Sandy and Yellowstone Creeks- North Central Oklahoma
- Wheat, alfalfa, and cattle production
- Impaired by excess turbidity
- Intensive conservation education programs led to increases in conservation tillage (21 percent), soil test-based fertilizer applications (29 percent) and buffer usage.
- Water clarity improved in both streams. Sandy Creek was delisted from the 303(d) list in 2004 and Yellowstone Creek in 2006.
Wolf Creek- Northwest Oklahoma
- Wheat, cattle, & hog production
- Listed in 2002 for turbidity
- EQIP Local Emphasis Area Project, CRP, GRP, WHIP, state cost-share and extensive nonpoint source water quality community education led to more than $1 million invested in conservation practices- 54,000 acres of pasture and 87,000 acres of rangeland improvement, nutrient management (90,350 acres), 6,467 acres of critical area planting, 58,087 new acres conservation tillage, 67 miles cross fencing, and numerous other practices
- Water clarity improved significantly, and the stream has remained off the list since 2006.

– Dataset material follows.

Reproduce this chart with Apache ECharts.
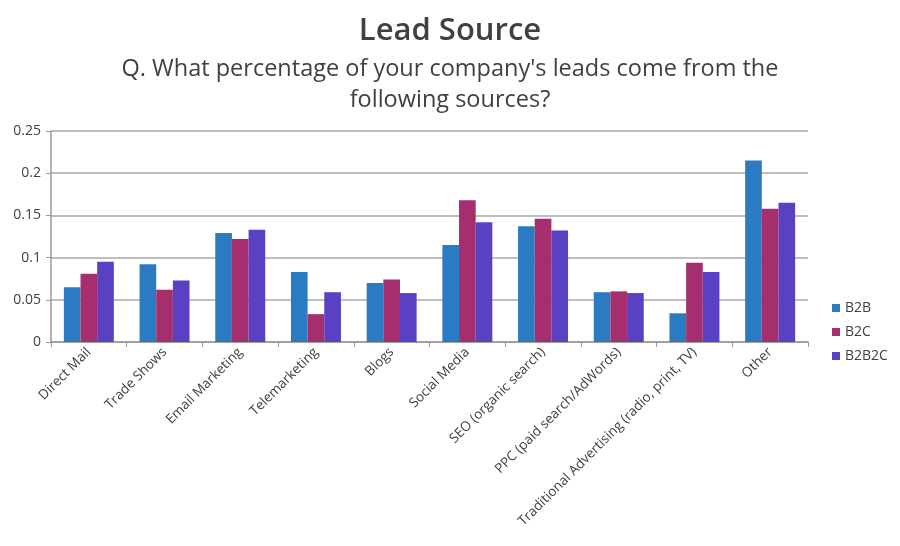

Peacheater Creek- Northeast Oklahoma
- Poultry and cattle production
- Downstream Illinois River and Lake Tenkiller listed for phosphorus
- EPA and NRCS invested more than $800,000 to implement BMPs including riparian protection, animal waste management, pasture improvement and septic replacement.
- Results included 71 percent reduction in phosphorus loading and 58 percent reduction in nitrogen, improved fish communities, and measured decreases in streambank erosion.